Mansfield Park will run from October 22 – 26
The UK’s last remaining Regency-era theatre will visit Kingston this year, bringing its adaptation of Jane Austen’s most controversial novel to London audiences.
Theatre Royal Bury St Edmunds, the country’s only working Regency-era theatre, is taking its hit adaptation of the Austen novel to 11 theatres across the country, including Kingston’s the Rose.
The Mansfield Park cast and crew will appear at the Rose from October 22 to the 26, starring in a play that was adapted from the novel by Tim Luscombe. Colin Blumenau directs.
The production is part of Theatre Royal’s “Restoring the Repertoire” project, which aims to uncover smash-hit productions of the Georgian era and return them to authentic surroundings. The project has been underway for a number of years.

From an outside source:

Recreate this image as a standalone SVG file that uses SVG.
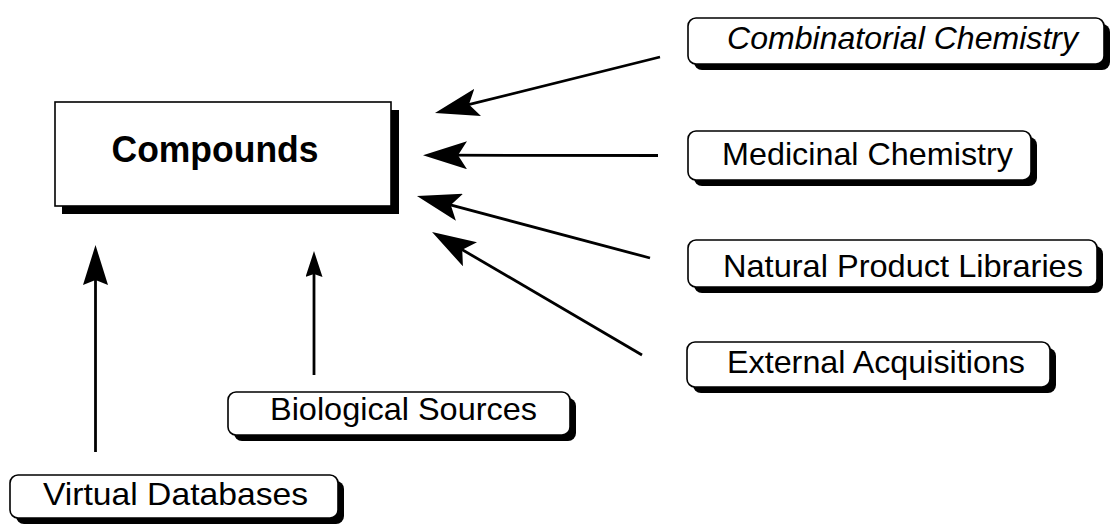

This follows a renovation of the theatre between 2005 and 2007, when its original features were restored to bring it back in line with designer William Wilkin’s vision in 1819. In a less glamorous period of its history, the theatre was for a while a barrel storage centre for Greene King.
Mr Blumenau, who is also artistic director at Theatre Royal, has been at the helm of the Restoring the Repertoire project, and said that with Mansfield Park, the aim was to produce a show that would already be well-known and draw audiences around the country.
“In these days of cutbacks and financial insecurity, it felt like an obvious thing for us to try and make a popular work which played to all of our strengths,” he said.
The book has not always been popular, though, according to the Jane Austen Centre, and regularly ranks as die-hard Austin fans’ least-favourite read.
Nevertheless, the novel has endured for two centuries, and this year’s Theatre Royal tour marks the 200th anniversary of its completion.
Their adaptation has received rave reviews in the national press, and had a hugely successful tour last year.
“This adaptation is so brilliant because it keeps both the narrative and the texture of the novel, despite losing so much of its contents,” added Mr Blumenau.
The final product did not come easily. It took Mr Luscombe three drafts, and plenty of cooperation between director and writer, before the duo hit on a version they were satisfied with.
The challenge of reducing a novel of some 100,000 words to a play of 23,000 words has been the hardest part of the production so far, said Mr Blumenau.
However, now the adaptation is complete and the crew are taking to the stage in locations around the country, the director gets to reap the benefit of their hard work.
“The enjoyable bit is always watching the actors begin to ‘own’ the text and develop their characterisations and relationships. It’s always a bit magical,” he says.
The show will form part of the Rose’s visiting productions programme, which includes works as diverse as Great Expectations and the sci-fi classic the Hitchhiker’s Guide to the Galaxy.